There’s a lot a Chief Executive can learn from the chief of the executive branch, and President Obama is very much like the CEO of a company that has weathered a string of weak quarters. There’s been some improvement under his watch, but the shareholders only narrowly voted to keep him on.
He’s been given another chance to turn things around, and yesterday the President got a chance to send a message to his board and voting shareholders (535 Congressmen and 311 million Americans). Here are 5 tips CEOs can pick up from our Commander in Chief:
“We the people…”
We live in a 140-character age, and speeches are rarer and more distinctive than ever. A speech is a special event, so your audience will be paying extra attention.
Obama spent weeks researching and incorporating the best parts of past inaugural speeches into his own. Look to your or other companies’ pasts to find ideas that have worked before. Obama’s inaugural was brimming with quotes and ideas from the Declaration of Independence, Bill of Rights, and Presidents Lincoln and FDR’s inaugurals. Look back to your company’s beginnings and see which principles have remained constant and which ideas you can carry forward.
“Let us answer the call of history…”
For your listeners to believe in you, you must first believe in yourself. Even by presidential standards, Obama takes a very active hand in writing his own speeches, and it’s much easier to sound authentic when you’re delivering your own words. Your communications team can help you with style, but the substance of your words will be stronger if it comes from you.
Even a speaker as experienced as Obama takes ample time to rehearse. No matter how busy you are, don’t scrimp on prep time. Even if you’re in the habit of speaking from notes rather than from a script, practice delivering the speech in full. A speech of this kind is less about conferring information than it is about transferring energy- a vision is more than just data.
While the text of your speech will get the most attention, don’t neglect appearances. Thanks to ubiquitous video, speeches are seen as much as they are heard. Though you may not be able to choose your venue, you should practice to develop a natural, energetic delivery. Watching video recordings of yourself lets you immediately spot flaws and improve your technique.
“We have always understood that when times change, so must we; that fidelity to our founding principles requires new responses to new challenges…”
People resist big changes- even when big changes might be necessary. Obama mentioned very big plans for tackling issues ranging from the environment to immigration, but instead of presenting his proposals as sharp breaks from the past, the President couched them in terms of our country’s oldest principles.
Shutting down a factory or formerly successful product line seems less drastic if adaptability has always been a core trait of your company. Obama acknowledges the problems we face with the deficit, the war in Afghanistan, and inequality, but he places them in the larger context of challenges America has overcome before. We beat the British; we survived a civil war; we defeated fascism and communism; we built the world’s greatest economy. Whatever challenges your company faces will seem less daunting in the context of past trials.
4. Be memorable
“We cannot mistake absolutism for principle, or substitute spectacle for politics, or treat name-calling as reasoned debate.”

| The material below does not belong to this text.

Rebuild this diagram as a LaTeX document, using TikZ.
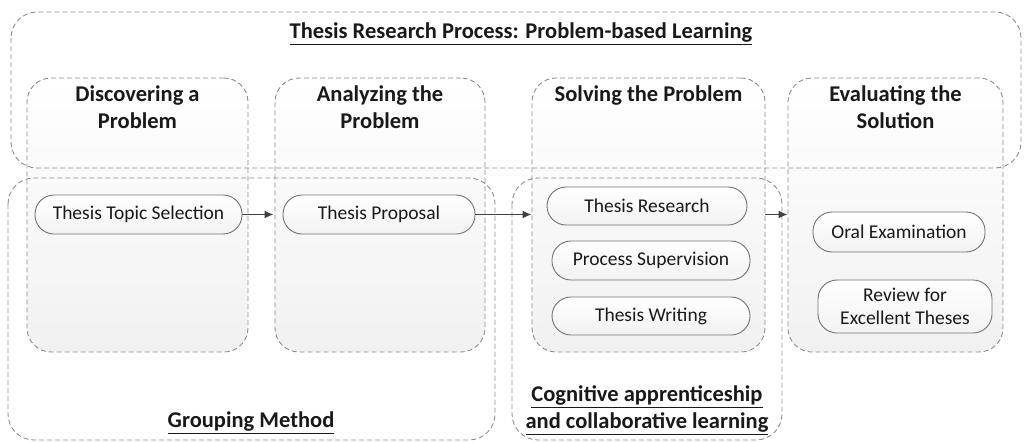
\documentclass[tikz,border=0pt]{standalone}
\usepackage{fontspec}
\setmainfont{Carlito}
\usepackage{tikz}
\usetikzlibrary{arrows,arrows.meta,positioning}

\tikzset{
  gruppe/.style={draw=black!45, dash pattern=on 5pt off 3pt, line width=0.9pt, rounded corners=26pt},
  phase/.style={draw=black!45, dash pattern=on 5pt off 3pt, line width=0.9pt, rounded corners=24pt,
    top color=white, bottom color=gray!11, minimum height=274pt, inner sep=0pt},
  pille/.style={draw=black!55, line width=0.9pt, rounded corners=19pt, top color=white,
    bottom color=gray!10, text=black!90, font=\fontsize{19.5}{23}\selectfont, align=center, inner sep=0pt},
  ptitel/.style={font=\bfseries\fontsize{22.5}{27}\selectfont, align=center, text=black!90},
  pfeil/.style={-{Latex[length=9pt,width=8pt]}, line width=1.6pt, black!75},
}

\begin{document}
\begin{tikzpicture}[x=1pt,y=-1pt]
\useasboundingbox (0,0) rectangle (1024,442);
%Die vier Phasen (Mittelpunkt x und Breite in px)
\foreach \name/\x/\w in {p1/137.5/221, p2/380/210, p3/648.5/233, p4/895.5/215}{
  \node[phase, minimum width=\w pt] (\name) at (\x,215) {};
}
\node[ptitel, below=5pt of p1.north] (t1) {Discovering a\\Problem};
\node[ptitel, below=5pt of p2.north] (t2) {Analyzing the\\Problem};
\node[ptitel, below=5pt of p3.north] (t3) {Solving the Problem};
\node[ptitel, below=5pt of p4.north] (t4) {Evaluating the\\Solution};
%Gruppen (gestrichelt, ohne Fuellung)
\draw[gruppe] (11,12) rectangle (1021,168);
\draw[gruppe] (8,178) rectangle (495,440);
\draw[gruppe] (512,178) rectangle (782,440);
\node[ptitel] (titel) at (521,34) {\underline{Thesis Research Process: Problem-based Learning}};
\node[ptitel] (grp) at (251,423) {\underline{Grouping Method}};
\node[ptitel] (cog) at (647,410) {\underline{Cognitive apprenticeship}\\\underline{and collaborative learning}};
%Aktivitaeten
\node[pille, minimum width=207pt, minimum height=39pt] (topic) at (138.5,214.5) {Thesis Topic Selection};
\node[pille, minimum width=192pt, minimum height=39pt] (proposal) at (379,214.5) {Thesis Proposal};
\node[pille, minimum width=200pt, minimum height=38pt] (research) at (647,206) {Thesis Research};
\node[pille, minimum width=198pt, minimum height=39pt] (supervision) at (651,260.5) {Process Supervision};
\node[pille, minimum width=198pt, minimum height=38pt] (writing) at (651,316) {Thesis Writing};
\node[pille, minimum width=172pt, minimum height=40pt] (oral) at (899,232) {Oral Examination};
\node[pille, minimum width=174pt, minimum height=53pt] (review) at (905,306.5) {Review for\\Excellent Theses};
%Pfeile
\draw[pfeil] (topic.east) -- ([xshift=-1pt]topic -| p2.west);
\draw[pfeil] (proposal.east) -- (proposal -| p3.west);
\draw[pfeil] (p3.east |- topic) -- (p4.west |- topic);
\end{tikzpicture}
\end{document}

Even with speeches as great as Lincoln’s or JFK’s, people tend to only remember a few highlights- “the better angels of our nature,” “the torch has been passed to a new generation,” “ask not what your country can do for you…”
Speeches are no longer written for a single audience at a single moment. They’re written for the evening news, the morning papers, blogs, Facebook, Twitter. Give them some words that’ll stick in people’s minds and echo across the different media for weeks to come. Strong contrasts (“with malice toward none, with charity for all”) are especially memorable. Ideally people will be able to look back a few months or years from now and say, “Remember that ‘ask not what your country can do for you speech?’ That was the turning point.”
5. A call to action
“We must act… you and I, as citizens, have the power to set this country’s course.”
The Greek statesman Pericles once complained, “When the people hear me speak, they say ‘listen to how well he speaks!’ When [rival] Demosthenes speaks, the people say, ‘let us march!’”
You want to leave your audience with more than a sense that you’re well spoken; the purpose of your speech is to compel change through action. Obama calls on us to “shape the debates of our time” and embrace our common mission. Your listeners, too, should get the sense that they are all working together toward a shared vision and a common interest. Whether it’s to encourage innovation and collaboration in your company or to confront global climate change, every speech should exhort its listeners to go out and change the world.